那天我將之前寫的兩箱文稿燒掉了,妻子輕輕的走過來問,“那麼珍貴的文稿,為什麼都
燒了呀?““現在好像都沒有用了”。當時我只是很簡短的回答,妻子也並沒有繼續問下去。
我並不能隨心所欲的將自己的想法寫成文章發表,不過還是偷偷寫了許多不能給別人看的文
字,這些似乎妻子都知道。對此,我反倒感覺很欣慰,可以安心的把幾十年的精神產品放在
家裡。 我將辦公室裡的相機和高階鋼筆之類的貴重物品都分給孩子們了,其中還有對我們夫
婦二人來說還很必要的東西。儘管如此,妻子一句話也沒有說,這難道不是非常明白我的心
思,完全沒有必要多問的表現嗎?我一直在思索如何才能既安全逃走又救出全部的家人。當
然,同時內心深處的另一種聲音也蹦出來,“可能結果既沒能救了家人,自己也沒能離開”。

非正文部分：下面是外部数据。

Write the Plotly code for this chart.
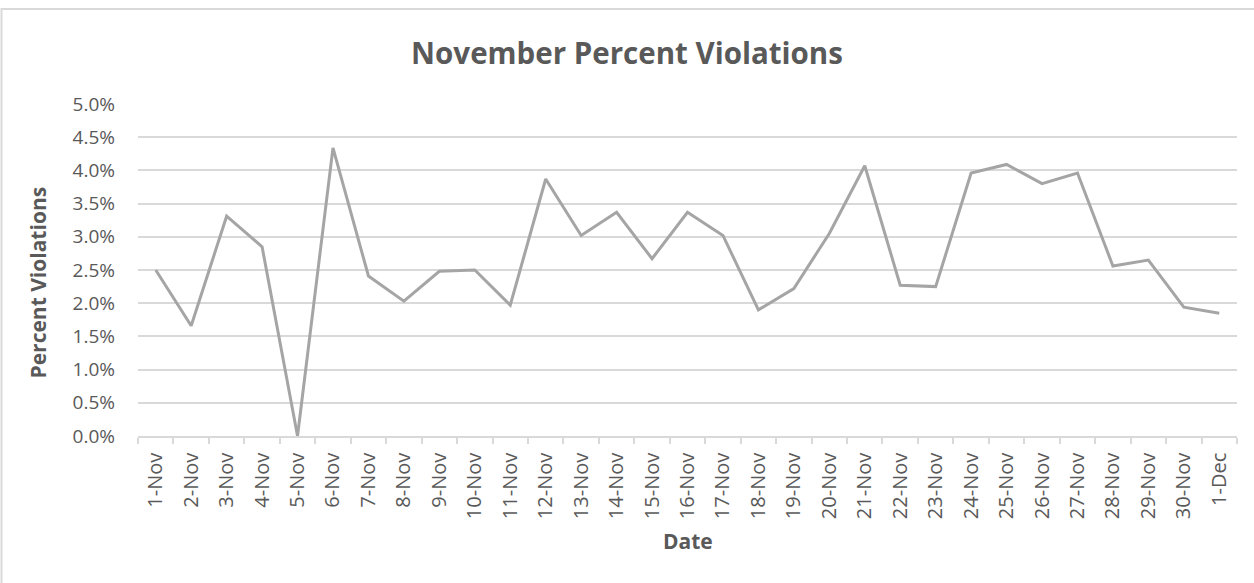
import plotly.graph_objects as go

dates = ["1-Nov", "2-Nov", "3-Nov", "4-Nov", "5-Nov", "6-Nov", "7-Nov", "8-Nov", "9-Nov", "10-Nov",
         "11-Nov", "12-Nov", "13-Nov", "14-Nov", "15-Nov", "16-Nov", "17-Nov", "18-Nov", "19-Nov", "20-Nov",
         "21-Nov", "22-Nov", "23-Nov", "24-Nov", "25-Nov", "26-Nov", "27-Nov", "28-Nov", "29-Nov", "30-Nov",
         "1-Dec"]
percent_violations = [0.0250, 0.0166, 0.0331, 0.0285, 0.0000, 0.0434, 0.0241, 0.0203, 0.0248, 0.0250,
                      0.0197, 0.0387, 0.0302, 0.0337, 0.0267, 0.0337, 0.0302, 0.0190, 0.0222, 0.0305,
                      0.0407, 0.0227, 0.0225, 0.0396, 0.0409, 0.0380, 0.0396, 0.0256, 0.0265, 0.0194,
                      0.0185]

TEXT = "#595959"
FONT = "Open Sans"

# plot area in pixels: x 138..1237, y 104..436
PW, PH = 1099, 332


def px(x):
    return (x - 138) / PW


def py(y):
    return (436 - y) / PH


fig = go.Figure()
fig.add_trace(go.Scatter(x=dates, y=percent_violations, mode="lines",
                         line=dict(color="#A5A5A5", width=3), hoverinfo="x+y"))

fig.update_layout(
    width=1254, height=583,
    paper_bgcolor="white", plot_bgcolor="white",
    margin=dict(l=138, r=17, t=104, b=147, autoexpand=False),
    showlegend=False,
    title=dict(text="<b>November Percent Violations</b>", x=0.5, xanchor="center",
               y=1 - 54 / 583, yanchor="middle",
               font=dict(family=FONT, size=29.5, color=TEXT)),
    font=dict(family=FONT, color=TEXT),
    shapes=[dict(type="rect", xref="paper", yref="paper", layer="below",
                 x0=px(1.5), x1=px(1270), y0=py(600), y1=py(9),
                 line=dict(color="#D9D9D9", width=2), fillcolor="rgba(0,0,0,0)")],
    annotations=[
        dict(text="<b>Percent Violations</b>", xref="paper", yref="paper",
             x=px(37), y=py(282.5), xanchor="center", yanchor="middle",
             textangle=-90, showarrow=False,
             font=dict(family=FONT, size=21, color=TEXT)),
        dict(text="<b>Date</b>", xref="paper", yref="paper",
             x=px(688), y=py(541), xanchor="center", yanchor="middle",
             showarrow=False, font=dict(family=FONT, size=21, color=TEXT)),
    ],
)

fig.update_xaxes(
    type="category", range=[-0.5, 30.5], automargin=False,
    showgrid=False, showline=True, linecolor="#D9D9D9", linewidth=1.5,
    ticks="outside", tickson="boundaries", ticklen=6, tickcolor="#D9D9D9", tickwidth=1.5,
    tickangle=-90, tickfont=dict(family=FONT, size=20, color=TEXT),
    ticklabelstandoff=7,
)
fig.update_yaxes(
    range=[0, 0.05], dtick=0.005, tickformat=".1%", automargin=False,
    showgrid=True, gridcolor="#D9D9D9", gridwidth=1.5,
    zeroline=False, showline=False, ticks="",
    tickfont=dict(family=FONT, size=19, color=TEXT),
    ticklabelstandoff=22,
)

fig.write_html("out.html",
               config={"displayModeBar": False},
               post_script="document.body.style.margin='0';document.body.style.overflow='hidden';")
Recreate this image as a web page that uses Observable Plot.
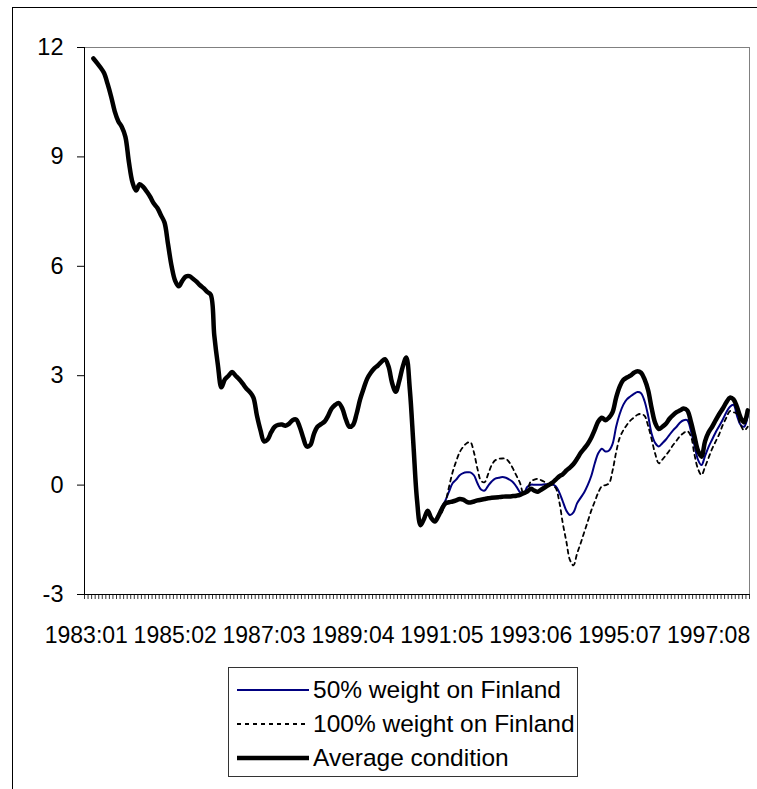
<!DOCTYPE html>
<html><head><meta charset="utf-8">
<script src="https://cdn.jsdelivr.net/npm/d3@7"></script>
<script src="https://cdn.jsdelivr.net/npm/@observablehq/plot@0.6"></script>
<style>
body{margin:0;background:#fff;font-family:"Liberation Sans",Arial,sans-serif;}
#wrap{position:relative;width:757px;height:789px;overflow:hidden;background:#fff;}
#frame{position:absolute;left:12px;top:7px;width:900px;height:900px;border-left:1px solid #000;border-top:1px solid #000;}
#chart{position:absolute;left:0;top:0;}
#legend{position:absolute;left:228px;top:667px;width:348px;height:108px;border:1px solid #333;overflow:hidden;background:#fff;}
.row{position:absolute;left:0;height:34px;width:400px;}
.row svg{position:absolute;left:6px;top:0;}
.row span{position:absolute;left:84px;top:3px;font-size:24.5px;line-height:28px;white-space:nowrap;color:#000;}
</style></head><body>
<div id="wrap"><div id="frame"></div><div id="chart"></div><div id="legend"></div></div>
<script>
const monthCount = 187; // 1983:01 ... 1998:07
const xTickIndex = [0, 25, 50, 75, 100, 125, 150, 175];
const xTickLabels = ["1983:01", "1985:02", "1987:03", "1989:04", "1991:05", "1993:06", "1995:07", "1997:08"];
const yTicks = [-3, 0, 3, 6, 9, 12];
const seriesNames = ["50% weight on Finland", "100% weight on Finland", "Average condition"];

const avgCondition = [
  null, null, 11.7, 11.58, 11.45, 11.3, 11.0, 10.65, 10.25, 9.98,
  9.82, 9.55, 8.85, 8.3, 8.08, 8.25, 8.18, 8.05, 7.9, 7.72,
  7.6, 7.4, 7.2, 6.6, 6.0, 5.6, 5.45, 5.6, 5.72, 5.73,
  5.66, 5.58, 5.48, 5.4, 5.3, 5.22, 4.1, 3.3, 2.68, 2.9,
  3.0, 3.1, 3.0, 2.9, 2.78, 2.65, 2.55, 2.4, 1.9, 1.5,
  1.2, 1.25, 1.45, 1.6, 1.65, 1.66, 1.63, 1.68, 1.78, 1.8,
  1.6, 1.3, 1.06, 1.1, 1.4, 1.6, 1.67, 1.74, 1.9, 2.1,
  2.2, 2.25, 2.1, 1.8, 1.6, 1.65, 1.95, 2.35, 2.65, 2.92,
  3.08, 3.2, 3.28, 3.38, 3.45, 3.25, 2.8, 2.56, 2.85, 3.25,
  3.5, 2.6, 1.1, -0.4, -1.1, -0.92, -0.7, -0.9, -1.0, -0.85,
  -0.65, -0.5, -0.47, -0.45, -0.42, -0.38, -0.4, -0.46, -0.48, -0.45,
  -0.42, -0.4, -0.38, -0.36, -0.35, -0.34, -0.33, -0.32, -0.31, -0.31,
  -0.3, -0.29, -0.27, -0.22, -0.18, -0.1, -0.15, -0.18, -0.12, -0.06,
  0.0, 0.06, 0.15, 0.24, 0.3, 0.4, 0.48, 0.58, 0.72, 0.88,
  1.0, 1.13, 1.3, 1.52, 1.75, 1.85, 1.78, 1.85, 2.0, 2.4,
  2.7, 2.88, 2.95, 3.0, 3.08, 3.12, 3.08, 2.9, 2.6, 2.1,
  1.7, 1.54, 1.6, 1.68, 1.82, 1.92, 2.0, 2.05, 2.1, 2.05,
  1.75, 1.35, 0.95, 0.78, 1.2, 1.45, 1.6, 1.78, 1.95, 2.1,
  2.27, 2.4, 2.35, 2.14, 1.85, 1.72, 2.05
];

const weightStart = 100; // month index of 1991:05
const weight50 = [
  -0.6, -0.42, -0.18, 0.05, 0.15, 0.27, 0.33, 0.35, 0.35, 0.27,
  0.05, -0.12, -0.15, -0.02, 0.1, 0.18, 0.2, 0.22, 0.2, 0.15,
  0.08, -0.05, -0.2, -0.24, -0.05, 0.01, 0.01, 0.01, 0.01, 0.02,
  0.02, 0.02, -0.03, -0.2, -0.45, -0.7, -0.82, -0.75, -0.5, -0.35,
  -0.2, 0.0, 0.25, 0.6, 0.88, 1.0, 0.92, 0.95, 1.13, 1.6,
  1.95, 2.2, 2.35, 2.43, 2.5, 2.55, 2.52, 2.3, 1.9, 1.4,
  1.15, 1.06, 1.15, 1.25, 1.38, 1.5, 1.6, 1.72, 1.78, 1.78,
  1.5, 1.1, 0.7, 0.55, 0.8, 1.05, 1.25, 1.45, 1.62, 1.8,
  2.0, 2.15, 2.2, 1.9, 1.65, 1.6, 1.9
];
const weight100 = [
  -0.75, -0.47, -0.05, 0.35, 0.65, 0.9, 1.05, 1.15, 1.18, 0.9,
  0.45, 0.12, 0.08, 0.3, 0.55, 0.68, 0.72, 0.73, 0.72, 0.62,
  0.45, 0.25, 0.05, -0.25, -0.15, 0.1, 0.15, 0.17, 0.13, 0.08,
  0.03, -0.01, -0.08, -0.45, -1.05, -1.55, -2.05, -2.2, -1.88, -1.6,
  -1.3, -1.0, -0.7, -0.45, -0.2, -0.03, 0.0, 0.05, 0.4, 0.9,
  1.3, 1.5, 1.65, 1.77, 1.85, 1.93, 1.95, 1.9, 1.62, 1.25,
  0.85, 0.6, 0.7, 0.82, 0.95, 1.1, 1.22, 1.35, 1.43, 1.48,
  1.35, 0.85, 0.45, 0.28, 0.5, 0.75, 1.0, 1.2, 1.4, 1.65,
  1.85, 2.03, 2.0, 1.95, 1.65, 1.5, 1.6
];

const avgRows = avgCondition.map((v, i) => ({i, v}));
const w50Rows = weight50.map((v, k) => ({i: weightStart + k, v}));
const w100Rows = weight100.map((v, k) => ({i: weightStart + k, v}));
const boundaries = d3.range(monthCount + 1).map(k => k - 0.5);

const styles = [
  {stroke: "#000080", strokeWidth: 2, dash: null},
  {stroke: "#000000", strokeWidth: 1.8, dash: "4,4"},
  {stroke: "#000000", strokeWidth: 4.5, dash: null}
];

const chart = Plot.plot({
  width: 757, height: 650,
  marginLeft: 84, marginRight: 8, marginTop: 47, marginBottom: 56,
  style: {fontFamily: '"Liberation Sans", Arial, sans-serif', fontSize: "23px", color: "#000", background: "transparent", overflow: "visible"},
  x: {type: "linear", domain: [-0.5, monthCount - 0.5], axis: null},
  y: {domain: [-3, 12], axis: null},
  marks: [
    Plot.frame({stroke: "#808080"}),
    Plot.axisY({ticks: yTicks, tickSize: 7, tickPadding: 14, fontSize: 23.5, stroke: "#000", label: null,
      tickFormat: d => String(d)}),
    Plot.axisX({ticks: boundaries, tickSize: 5, tickFormat: () => "", stroke: "#000", strokeWidth: 0.8, label: null}),
    Plot.axisX({ticks: xTickIndex, tickSize: 0, tickPadding: 32, fontSize: 23, label: null,
      tickFormat: d => xTickLabels[xTickIndex.indexOf(d)]}),
    Plot.ruleX([-0.5], {stroke: "#000"}),
    Plot.ruleY([-3], {stroke: "#000"}),
    Plot.line(w50Rows, {x: "i", y: "v", stroke: styles[0].stroke, strokeWidth: styles[0].strokeWidth, curve: "catmull-rom"}),
    Plot.line(w100Rows, {x: "i", y: "v", stroke: styles[1].stroke, strokeWidth: styles[1].strokeWidth, strokeDasharray: styles[1].dash, curve: "catmull-rom"}),
    Plot.line(avgRows, {x: "i", y: "v", stroke: styles[2].stroke, strokeWidth: styles[2].strokeWidth, curve: "catmull-rom", strokeLinejoin: "round", strokeLinecap: "round"})
  ]
});
document.getElementById("chart").appendChild(chart);

const legend = document.getElementById("legend");
seriesNames.forEach((name, k) => {
  const row = document.createElement("div");
  row.className = "row";
  row.style.top = (5 + k * 34) + "px";
  const st = styles[k];
  row.innerHTML = `<svg width="76" height="34"><line x1="2" x2="74" y1="17" y2="17" stroke="${st.stroke}" stroke-width="${st.strokeWidth}" ${st.dash ? `stroke-dasharray="${st.dash}"` : ""}/></svg><span>${name}</span>`;
  legend.appendChild(row);
});
</script>
</body></html>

如果真是那樣,將來的歷史書上會說,“當時,北朝鮮人民忍受著暴政和苦難,但是卻沒有一
個知識分子站出來勇敢的批判和反抗這種暴政。” 我最終平安的到達了首爾,不過一路上想
的還是家人,特別是妻子。當妻子對我說“一路平安”的時候,妻子在為我送別,我卻連頭
也沒回,直接上了汽車,儘管當時我的心裡在流血。 我的抉擇絲毫沒有出於個人慾望,而是
順應民族良心的呼喚,一個知識分子對祖國統一的最後獻身。到底這些能不能稍稍安慰妻子
呢。。 我原本亡命的目的地是日本。但是,到達日本還不到一天,我就有一種不詳的預感,不
得不改變了計劃。“朝總連”來的人以保護我為名,一刻不停的在我周圍,我根本沒有脫身的
可能。 我懷疑金正日似乎看出了什麼,然後發了特別指示,密切集中監視我,使我不得不決
定在下一站中國開始亡命。 我亡命開始的確切時間是1997年2月12日上午9點。當時,我
和金德弘(。。。 )走進了韓國駐北京總領事館附近的一家百貨店去買東西,那不過是個藉口,
事實上我們是去會見幫助我們逃亡的人,商量亡命事宜。 後來大家都知道了,對,金德弘就
是那位和我一起亡命到韓國的人。這裡對他做一個簡單而必要的說明。我在任金日成綜合大
學校長時,將他安排在了教務部,任大學事務總管。後來我回到中央黨,他又隨我到中央黨,
負責實際事務。他是個非常優秀人,深得我的信任。他在思想上也與我是同路人,是我的主
體思想的信奉者和積極的宣傳員。他也十分理解我的思想的真諦,並且同我一樣十分痛恨金
日成、金正日父子對我思想的濫用,以及金氏父子的反人民和傲慢。 我們是比兄弟更加親密
關係,一起走上了亡命道路。亡命的具體行動都是金德弘負責的。我們在與幫助我們的人簡
單商議後,坐計程車進了總領事館。在總領事館前,接到口信的職員們正在等我們。他們為
我們引薦了總領事,“黃先生,快請進”,我緊緊握住了總領事伸出來的手,之後坐在總領事
的對面,我說明了亡命的理由。
我是擁有50年黨齡的朝鮮勞動黨黨員,期間我受到了朝鮮勞動黨和它的領袖的關懷和照
顧。
就個人來說,我對朝鮮勞動黨和它的領導人應該充滿感激,並且絕不應該有別的想法。